▸ **SOURCE MATERIAL**
.....

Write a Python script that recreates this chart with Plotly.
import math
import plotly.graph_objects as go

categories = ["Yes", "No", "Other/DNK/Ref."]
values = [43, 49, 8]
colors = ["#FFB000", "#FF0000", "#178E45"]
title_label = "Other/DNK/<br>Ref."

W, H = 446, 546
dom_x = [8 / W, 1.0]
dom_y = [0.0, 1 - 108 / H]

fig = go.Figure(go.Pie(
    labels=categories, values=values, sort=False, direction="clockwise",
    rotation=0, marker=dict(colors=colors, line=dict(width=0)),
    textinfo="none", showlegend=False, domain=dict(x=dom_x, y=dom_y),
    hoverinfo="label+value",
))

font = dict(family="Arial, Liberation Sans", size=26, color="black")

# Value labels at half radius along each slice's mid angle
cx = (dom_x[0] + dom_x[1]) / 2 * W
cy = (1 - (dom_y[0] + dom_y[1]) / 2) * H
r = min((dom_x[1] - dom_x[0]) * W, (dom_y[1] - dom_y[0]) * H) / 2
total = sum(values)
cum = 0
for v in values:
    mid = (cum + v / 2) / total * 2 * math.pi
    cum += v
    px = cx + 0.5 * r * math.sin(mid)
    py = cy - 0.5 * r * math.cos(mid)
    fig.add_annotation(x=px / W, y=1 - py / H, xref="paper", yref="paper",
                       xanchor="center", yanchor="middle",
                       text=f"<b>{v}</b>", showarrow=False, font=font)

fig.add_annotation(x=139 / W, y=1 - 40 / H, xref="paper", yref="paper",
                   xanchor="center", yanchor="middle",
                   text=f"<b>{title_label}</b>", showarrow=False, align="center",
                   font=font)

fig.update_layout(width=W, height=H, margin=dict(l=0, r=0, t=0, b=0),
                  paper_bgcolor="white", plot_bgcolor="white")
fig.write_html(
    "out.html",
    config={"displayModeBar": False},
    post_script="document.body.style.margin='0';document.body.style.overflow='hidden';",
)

.....

▸ **PROBLEM TO WORK ON**
Return only the lines spanning from the first line of the material through the line with "dom_y = [0.0, 1 - 108 / H]", copied exactly, both ends kept.

▸ **RESPONSE FOR THIS EXERCISE**
Write a Python script that recreates this chart with Plotly.
import math
import plotly.graph_objects as go

categories = ["Yes", "No", "Other/DNK/Ref."]
values = [43, 49, 8]
colors = ["#FFB000", "#FF0000", "#178E45"]
title_label = "Other/DNK/<br>Ref."

W, H = 446, 546
dom_x = [8 / W, 1.0]
dom_y = [0.0, 1 - 108 / H]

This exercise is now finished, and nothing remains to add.